L’état d’exception, un moyen de rétablir la légalité ordinaire

Une ignorance comparable est vérifiable dans une pandémie comme celle en cours. Les décideurs publics naviguent entre des « données acquises » de la science sur le virus, des données contemporaines mais susceptibles d’être révisées ou démenties, des inconnues scientifiques totales.

Le constitutionnalisme libéral tient donc doublement compte de cette ignorance. D’une part, il en infère qu’une « prérogative » exceptionnellement plus grande doit être consentie aux décideurs publics. D’autre part, il circonscrit cette « prérogative » dans des dispositifs de contrôle et des clauses de limitation dans le temps (Sunset clauses) pour deux raisons. Tout d’abord, cela permet d’endiguer la tentation des décideurs publics, poussés par le principe de leur responsabilité politique voire pénale, de surévaluer plus longtemps qu’il ne faudrait le fait justificatif de l’état d’exception. Ensuite, et plus fondamentalement, cela permet aux pouvoirs publics de ne pas perdre de vue que l’objectif (paradoxal) de l’état d’exception est de rétablir la légalité ordinaire.

Une décision prévisible

À l’aune de ces principes, la décision rendue le 5 août 2021 par le Conseil constitutionnel, spécialement sur l’obligation vaccinale et sur le passe sanitaire, était aussi prévisible que celles qu’il a régulièrement rendues à propos des lois relatives à la lutte contre le terrorisme. Le Conseil constitutionnel a tiré les conséquences de sa part d’ignorance dans l’état d’exception et de sa dépendance informationnelle atavique vis-à-vis du pouvoir exécutif.

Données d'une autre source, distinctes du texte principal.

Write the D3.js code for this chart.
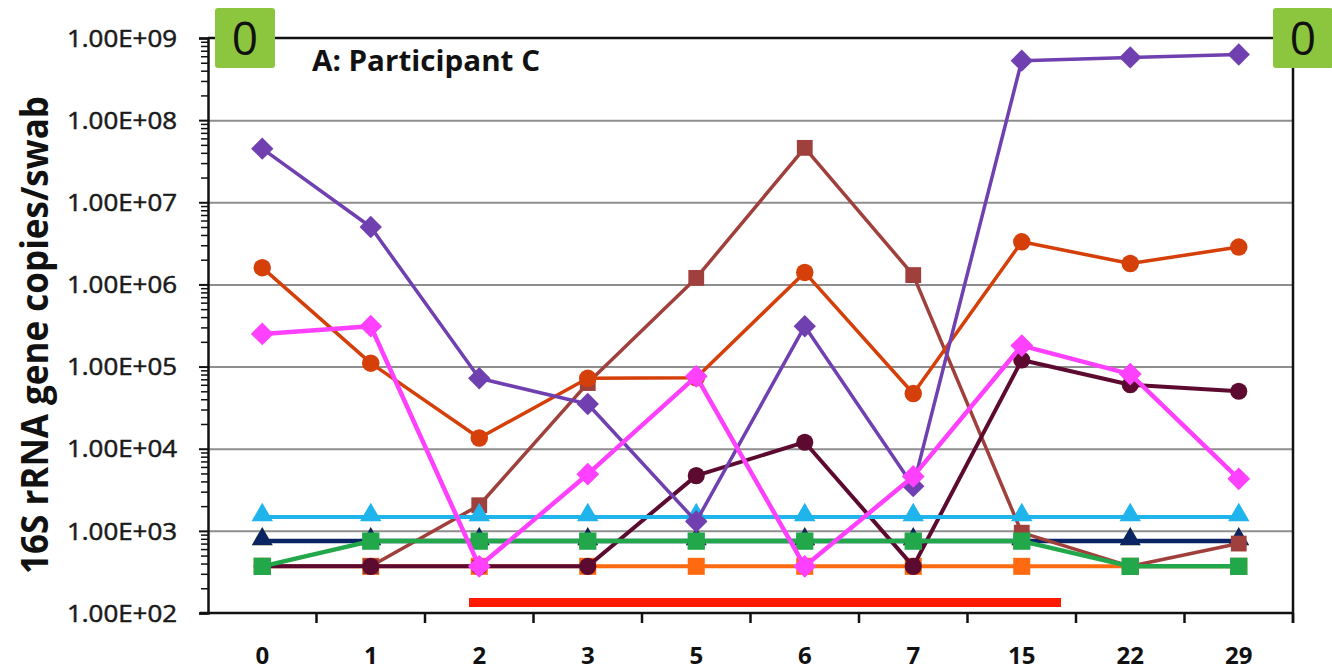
<!DOCTYPE html>
<html>
<head>
<meta charset="utf-8">
<script src="https://cdn.jsdelivr.net/npm/d3@7"></script>
<style>
  body { margin: 0; background: #fff; }
  text { font-family: "Open Sans", "Liberation Sans", sans-serif; }
</style>
</head>
<body>
<script>
"use strict";

// sampling days (x categories)
var days = ["0", "1", "2", "3", "5", "6", "7", "15", "22", "29"];

// major y ticks
var majorTicks = [1e2, 1e3, 1e4, 1e5, 1e6, 1e7, 1e8, 1e9];

// series values, copies/swab
var yellowVals    = [750, 750, 750, 750, 750, 750, 750, 750, 750, 750];
var orangeVals    = [370, 370, 370, 370, 370, 370, 370, 370, 370, 370];
var navyVals      = [750, 750, 750, 750, 750, 750, 750, 750, 750, 750];
var brownVals     = [370, 370, 2050, 63000, 1200000, 46000000, 1300000, 950, 370, 700];
var maroonVals    = [370, 370, 370, 370, 4700, 12000, 370, 120000, 60000, 50000];
var greenVals     = [370, 750, 750, 750, 750, 750, 750, 750, 370, 370];
var lightBlueVals = [1470, 1470, 1470, 1470, 1470, 1470, 1470, 1470, 1470, 1470];
var orangeRedVals = [1600000, 110000, 13500, 72000, 73000, 1400000, 47000, 3300000, 1800000, 2850000];
var purpleVals    = [45000000, 5000000, 72000, 35000, 1300, 310000, 3500, 530000000, 580000000, 630000000];
var pinkVals      = [250000, 310000, 370, 4900, 76000, 370, 4600, 180000, 81000, 4300];

// drawing order, back to front
var series = [
	{ vals: yellowVals,    color: "#ffe600", shape: "triangle", size: 190, width: 4 },
	{ vals: orangeVals,    color: "#ff6a10", shape: "square",   size: 290, width: 4 },
	{ vals: navyVals,      color: "#0b2463", shape: "triangle", size: 190, width: 4.5 },
	{ vals: brownVals,     color: "#a0403c", shape: "square",   size: 250, width: 3.5 },
	{ vals: maroonVals,    color: "#5c0a30", shape: "circle",   size: 230, width: 4 },
	{ vals: greenVals,     color: "#22a84a", shape: "square",   size: 300, width: 4.5 },
	{ vals: lightBlueVals, color: "#1fb4ec", shape: "triangle", size: 200, width: 4 },
	{ vals: orangeRedVals, color: "#d5400a", shape: "circle",   size: 240, width: 3.5 },
	{ vals: purpleVals,    color: "#7040b0", shape: "diamond",  size: 250, width: 3.5 },
	{ vals: pinkVals,      color: "#ff40ff", shape: "diamond",  size: 260, width: 4.5 }
];

var W = 1332, H = 672;
var plotL = 208, plotR = 1293, plotT = 38, plotB = 613;

var svg = d3.select("body").append("svg")
	.attr("width", W)
	.attr("height", H);

var x = d3.scaleBand().domain(days).range([plotL, plotR]);
var y = d3.scaleLog().domain([1e2, 1e9]).range([plotB, plotT]);

// gridlines
svg.append("g")
	.attr("transform", "translate(" + plotL + ",0)")
	.call(d3.axisRight(y).tickValues(majorTicks.slice(1, 7)).tickSize(plotR - plotL).tickFormat(""))
	.call(function (g) {
		g.select(".domain").remove();
		g.selectAll("line").attr("stroke", "#8e8e8e").attr("stroke-width", 2);
	});

// minor ticks
var minorTicks = [];
majorTicks.slice(0, 7).forEach(function (m) {
	for (var k = 2; k < 10; k++) minorTicks.push(m * k);
});
svg.append("g")
	.attr("transform", "translate(" + plotL + ",0)")
	.call(d3.axisLeft(y).tickValues(minorTicks).tickSize(7).tickFormat(""))
	.call(function (g) {
		g.select(".domain").remove();
		g.selectAll("line").attr("stroke", "#111").attr("stroke-width", 1.5);
	});

// major ticks + labels
svg.append("g")
	.attr("transform", "translate(" + plotL + ",0)")
	.call(d3.axisLeft(y).tickValues(majorTicks).tickSize(9).tickPadding(22)
		.tickFormat(function (d) { return d.toExponential(2).toUpperCase().replace("E+", "E+0"); }))
	.call(function (g) {
		g.select(".domain").attr("stroke", "#111").attr("stroke-width", 2.5);
		g.selectAll("line").attr("stroke", "#111").attr("stroke-width", 2);
		g.selectAll("text")
			.attr("font-size", 23)
			.attr("fill", "#1a1a1a")
			.attr("stroke", "#1a1a1a")
			.attr("stroke-width", 0.5)
			.attr("textLength", 110)
			.attr("lengthAdjust", "spacingAndGlyphs")
			.attr("dy", "0.36em");
	});

// bottom axis
svg.append("line")
	.attr("x1", plotL - 8).attr("x2", plotR)
	.attr("y1", plotB).attr("y2", plotB)
	.attr("stroke", "#111").attr("stroke-width", 2.5);
svg.append("g").selectAll("line")
	.data(days)
	.join("line")
	.attr("x1", function (d) { return x(d) + x.bandwidth(); })
	.attr("x2", function (d) { return x(d) + x.bandwidth(); })
	.attr("y1", plotB).attr("y2", plotB + 10)
	.attr("stroke", "#111").attr("stroke-width", 2.5);
svg.append("g").selectAll("text")
	.data(days)
	.join("text")
	.attr("x", function (d) { return x(d) + x.bandwidth() / 2; })
	.attr("y", 664)
	.attr("text-anchor", "middle")
	.attr("font-size", 24)
	.attr("font-weight", "bold")
	.attr("fill", "#111")
	.text(function (d) { return d; });

// top and right frame
svg.append("line")
	.attr("x1", plotL).attr("x2", 1273)
	.attr("y1", plotT).attr("y2", plotT)
	.attr("stroke", "#111").attr("stroke-width", 2.5);
svg.append("line")
	.attr("x1", plotR).attr("x2", plotR)
	.attr("y1", 68).attr("y2", plotB + 10)
	.attr("stroke", "#111").attr("stroke-width", 2.5);

// treatment bar
svg.append("rect")
	.attr("x", 469).attr("y", 598)
	.attr("width", 1061 - 469).attr("height", 9)
	.attr("fill", "#ff1a00");

// series
var line = d3.line()
	.x(function (d, i) { return x(days[i]) + x.bandwidth() / 2; })
	.y(function (d) { return y(d); });

var shapes = {
	circle: d3.symbolCircle,
	square: d3.symbolSquare,
	diamond: d3.symbolSquare,
	triangle: d3.symbolTriangle
};

series.forEach(function (s) {
	var g = svg.append("g");
	g.append("path")
		.attr("d", line(s.vals))
		.attr("fill", "none")
		.attr("stroke", s.color)
		.attr("stroke-width", s.width)
		.attr("stroke-linejoin", "round");
	g.selectAll("path.mark")
		.data(s.vals)
		.join("path")
		.attr("class", "mark")
		.attr("d", d3.symbol().type(shapes[s.shape]).size(s.size))
		.attr("transform", function (d, i) {
			var t = "translate(" + (x(days[i]) + x.bandwidth() / 2) + "," + y(d) + ")";
			if (s.shape === "diamond") t += " rotate(45)";
			if (s.shape === "triangle") t += " translate(0,-2)";
			return t;
		})
		.attr("fill", s.color);
});

// green "0" boxes
[[215, 8], [1273, 8]].forEach(function (p) {
	svg.append("rect")
		.attr("x", p[0]).attr("y", p[1])
		.attr("width", 60).attr("height", 60)
		.attr("rx", 3)
		.attr("fill", "#8cc63f");
	svg.append("text")
		.attr("x", p[0] + 30).attr("y", p[1] + 47)
		.attr("text-anchor", "middle")
		.attr("font-size", 46)
		.attr("fill", "#111")
		.text("0");
});

// panel title
svg.append("text")
	.attr("x", 312).attr("y", 71)
	.attr("font-size", 29)
	.attr("font-weight", "bold")
	.attr("fill", "#111")
	.attr("textLength", 228)
	.attr("lengthAdjust", "spacingAndGlyphs")
	.text("A: Participant C");

// y axis title
svg.append("text")
	.attr("transform", "translate(48,335) rotate(-90)")
	.attr("text-anchor", "middle")
	.attr("font-size", 38)
	.attr("font-weight", "bold")
	.attr("fill", "#111")
	.attr("textLength", 478)
	.attr("lengthAdjust", "spacingAndGlyphs")
	.text("16S rRNA gene copies/swab");
</script>
</body>
</html>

En effet, aucune juridiction au monde ne peut prétendre disposer rigoureusement des mêmes informations sur le terrorisme que le Gouvernement et les services de renseignement placés sous son autorité. Et aucune juridiction au monde ne peut prétendre mieux comprendre l’incertitude et l’incertaineté caractéristiques d’une crise sanitaire, qui plus est mondiale, que les experts du Gouvernement.

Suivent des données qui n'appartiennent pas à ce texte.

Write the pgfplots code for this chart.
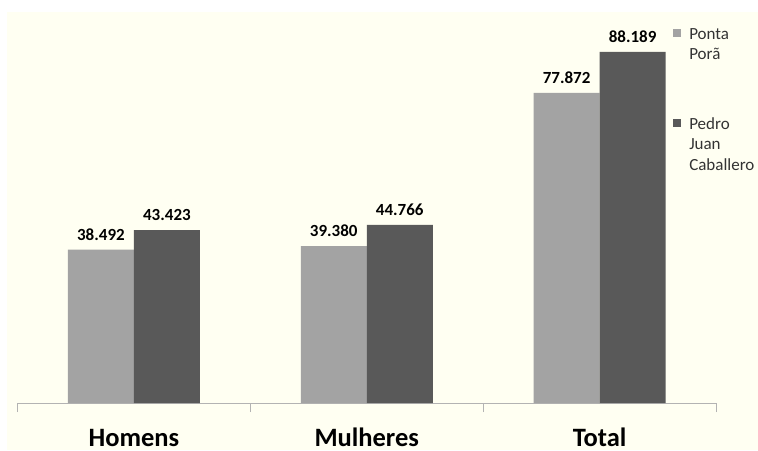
\documentclass[border=0pt]{standalone}
\usepackage{pgfplots}
\pgfplotsset{compat=1.18}
\usepackage{fontspec}
\setmainfont{Carlito}
\definecolor{cream}{HTML}{FFFFF2}
\definecolor{lightbar}{HTML}{A3A3A3}
\definecolor{darkbar}{HTML}{595959}
\definecolor{axisgray}{HTML}{B3B3B3}
\begin{document}
\begin{tikzpicture}
\useasboundingbox (0,0) rectangle (758pt,450pt);
\fill[white] (0,0) rectangle (758pt,450pt);
\fill[cream] (7pt,0) rectangle (758pt,438pt);
\begin{axis}[
  at={(17.5pt,47pt)}, anchor=south west,
  scale only axis, width=698.5pt, height=391pt,
  xmin=-0.5, xmax=2.5, ymin=0, ymax=98.2,
  axis x line*=bottom, axis y line=none,
  x axis line style={draw=axisgray, line width=0.8pt},
  xtick={0,1,2}, xticklabels={Homens,Mulheres,Total},
  major tick length=0pt,
  extra x ticks={-0.5,0.5,1.5,2.5}, extra x tick labels={},
  extra x tick style={major tick length=9pt, tick align=outside, tick style={draw=axisgray, line width=0.8pt}},
  xticklabel style={font=\fontsize{26.5}{28}\selectfont\bfseries, anchor=base, yshift=-43.5pt, inner sep=0pt},
  ybar=0pt, bar width=66pt,
  nodes near coords, point meta=explicit symbolic,
  nodes near coords style={font=\fontsize{17}{18}\selectfont\bfseries, anchor=base, yshift=9.5pt, inner sep=0pt, text=black},
  clip=false,
  legend style={at={(axis description cs:0.9385,0.959)}, anchor=north west, draw=none, fill=none,
    font=\fontsize{17}{20.5}\selectfont, cells={anchor=base west}, nodes={inner sep=0pt},
    row sep=77pt, column sep=8pt, inner sep=0pt, text=black!80},
]
\addplot[fill=lightbar, draw=none, legend image code/.code={\fill[lightbar] (0pt,2pt) rectangle (8pt,10pt);}]
  coordinates {(0,38.492)[38.492] (1,39.380)[39.380] (2,77.872)[77.872]};
\addlegendentry{\parbox[t]{80pt}{Ponta\\Porã}}
\addplot[fill=darkbar, draw=none, legend image code/.code={\fill[darkbar] (0pt,2pt) rectangle (8pt,10pt);}]
  coordinates {(0,43.423)[43.423] (1,44.766)[44.766] (2,88.189)[88.189]};
\addlegendentry{\parbox[t]{80pt}{Pedro\\Juan\\Caballero}}
\end{axis}
\end{tikzpicture}
\end{document}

Il va sans dire que les juges savent que les experts du Gouvernement, les services de renseignement ou les scientifiques, peuvent se tromper. Toutefois, s’agissant par exemple d’une pandémie, les juges ne peuvent se convaincre de ce que les experts gouvernementaux se trompent qu’en prétendant pouvoir se prononcer « épistémologiquement » sur les données scientifiques et médicales. Un exercice tout ce qu’il y a de périlleux pour eux. Ils s’interdisent facilement de le faire lorsque, comme le Conseil constitutionnel, ils peuvent constater que les données scientifiques de l’État sont contestées  sans que cette contestation ne soit assortie d’une compréhension scientifique alternative, cohérente, et partagée dans les « communautés épistémiques » de référence. Dans pareil cas, ils sont enclins, tout à la fois, à faire confiance au Gouvernement et aux institutions professionnellement qualifiées et à s’en remettre à la responsabilité politique exercée par les citoyens dans le cadre des élections.